Architects   MELNIKOV KONSTANTIN STEPANOVICH
     
Date   1927
     
Address   Krivoarbatskiy pereulok, 10, MOSCOW, RUSSIA
     
School    
     
Floor Plan    
     
Description  

This was the only private house built in Moscow during the Soviet era. The authorities were so taken with Melnikov’s extraordinary design that they even bailed him out when he ran out of money during construction.

The house comprises two intersecting cylinders, one taller than the other. The cylinder facing the street close to Arbatskaya Metro station, is faced with a wall of glass topped with a roof terrace; the second cylinder contains the architect’s studio and bedroom, designed rather mysteriously as a “sonata for sleep”. These remarkable rooms are 5 metres high and lit by beehive-like hexagonal windows. These are not randomly placed but a part of the complex geometry of the structure of the house, based on 200 hexagonal “modules”, 140 of which are infilled with brick and 60 of which are windows.
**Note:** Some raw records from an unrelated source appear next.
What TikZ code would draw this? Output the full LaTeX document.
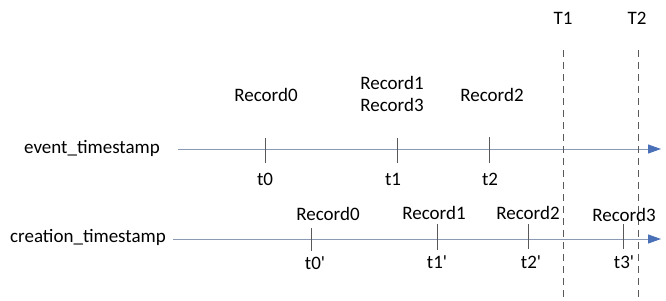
\documentclass[tikz,border=0pt]{standalone}
\usepackage{fontspec}
\setmainfont{Carlito}
\usetikzlibrary{arrows.meta}
\definecolor{axisc}{HTML}{8A9AB5}
\definecolor{tipc}{HTML}{4A70B8}
\definecolor{tickc}{HTML}{595959}
\begin{document}
\begin{tikzpicture}[x=1pt,y=-1pt,
  lbl/.style={font=\fontsize{19}{21}\selectfont, inner sep=0pt, text=black},
  axisline/.style={draw=axisc, line width=1pt, -{Triangle[length=13pt,width=9pt,fill=tipc,color=tipc]}},
  tickmark/.style={draw=tickc, line width=0.8pt},
  guide/.style={draw=tickc, line width=0.9pt, dash pattern=on 7pt off 5pt}]
\useasboundingbox (0,0) rectangle (666,300);
% axes
\coordinate (a1s) at (178,149); \coordinate (a1e) at (661,149);
\coordinate (a2s) at (173,239); \coordinate (a2e) at (661,239);
\draw[axisline] (a1s) -- (a1e);
\draw[axisline] (a2s) -- (a2e);
\node[lbl] (ev) at (92,148) {event\_timestamp};
\node[lbl] (cr) at (88,237) {creation\_timestamp};
% guides
\node[lbl] (T1) at (563,18) {T1};
\node[lbl] (T2) at (637,18) {T2};
\coordinate (g1s) at (563,50); \coordinate (g1e) at (563,300);
\coordinate (g2s) at (638,50); \coordinate (g2e) at (638,300);
\draw[guide] (g1s) -- (g1e);
\draw[guide] (g2s) -- (g2e);
% top ticks
\coordinate (k0a) at (265,138); \coordinate (k0b) at (265,163);
\coordinate (k1a) at (397,138); \coordinate (k1b) at (397,163);
\coordinate (k2a) at (489,137); \coordinate (k2b) at (489,163);
\draw[tickmark] (k0a) -- (k0b);
\draw[tickmark] (k1a) -- (k1b);
\draw[tickmark] (k2a) -- (k2b);
\node[lbl] (t0) at (265,179) {t0};
\node[lbl] (t1) at (393,179) {t1};
\node[lbl] (t2) at (490,179) {t2};
\node[lbl] (r0) at (266,95) {Record0};
\node[lbl] (r1) at (392,83) {Record1};
\node[lbl] (r3) at (392,105) {Record3};
\node[lbl] (r2) at (492,95) {Record2};
% bottom ticks
\coordinate (m0a) at (311,228); \coordinate (m0b) at (311,251);
\coordinate (m1a) at (437,224); \coordinate (m1b) at (437,250);
\coordinate (m2a) at (528,224); \coordinate (m2b) at (528,249);
\coordinate (m3a) at (623,224); \coordinate (m3b) at (623,249);
\draw[tickmark] (m0a) -- (m0b);
\draw[tickmark] (m1a) -- (m1b);
\draw[tickmark] (m2a) -- (m2b);
\draw[tickmark] (m3a) -- (m3b);
\node[lbl] (b0) at (328,214) {Record0};
\node[lbl] (b1) at (434,213) {Record1};
\node[lbl] (b2) at (528,213) {Record2};
\node[lbl] (b3) at (624,215) {Record3};
\node[lbl] (u0) at (315,263) {t0\textquotesingle};
\node[lbl] (u1) at (437,262) {t1\textquotesingle};
\node[lbl] (u2) at (531,262) {t2\textquotesingle};
\node[lbl] (u3) at (624,262) {t3\textquotesingle};
\end{tikzpicture}
\end{document}
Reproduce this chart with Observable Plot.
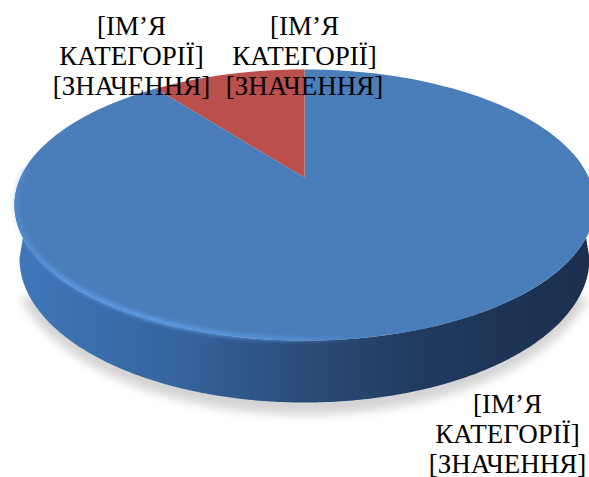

You could try drawing the grid for yourself, but it might tie by your brain in knots.

Melnikov filled the house with ingenious gadgetry, including speaking tubes, a waste -disposal system and sliding doors that served two openings. The house was partly restored in 1990-1991 and at the end of the century is still lived in by Melnikov’s son. Although decidedly eccentric and not a house that every family would find easy to live in, the Melnikov house is a brave attempt to rethink domesticity and the architecture that frames it. That it has survived intact and longer than the USSR is a fact more remarkable than the design itself.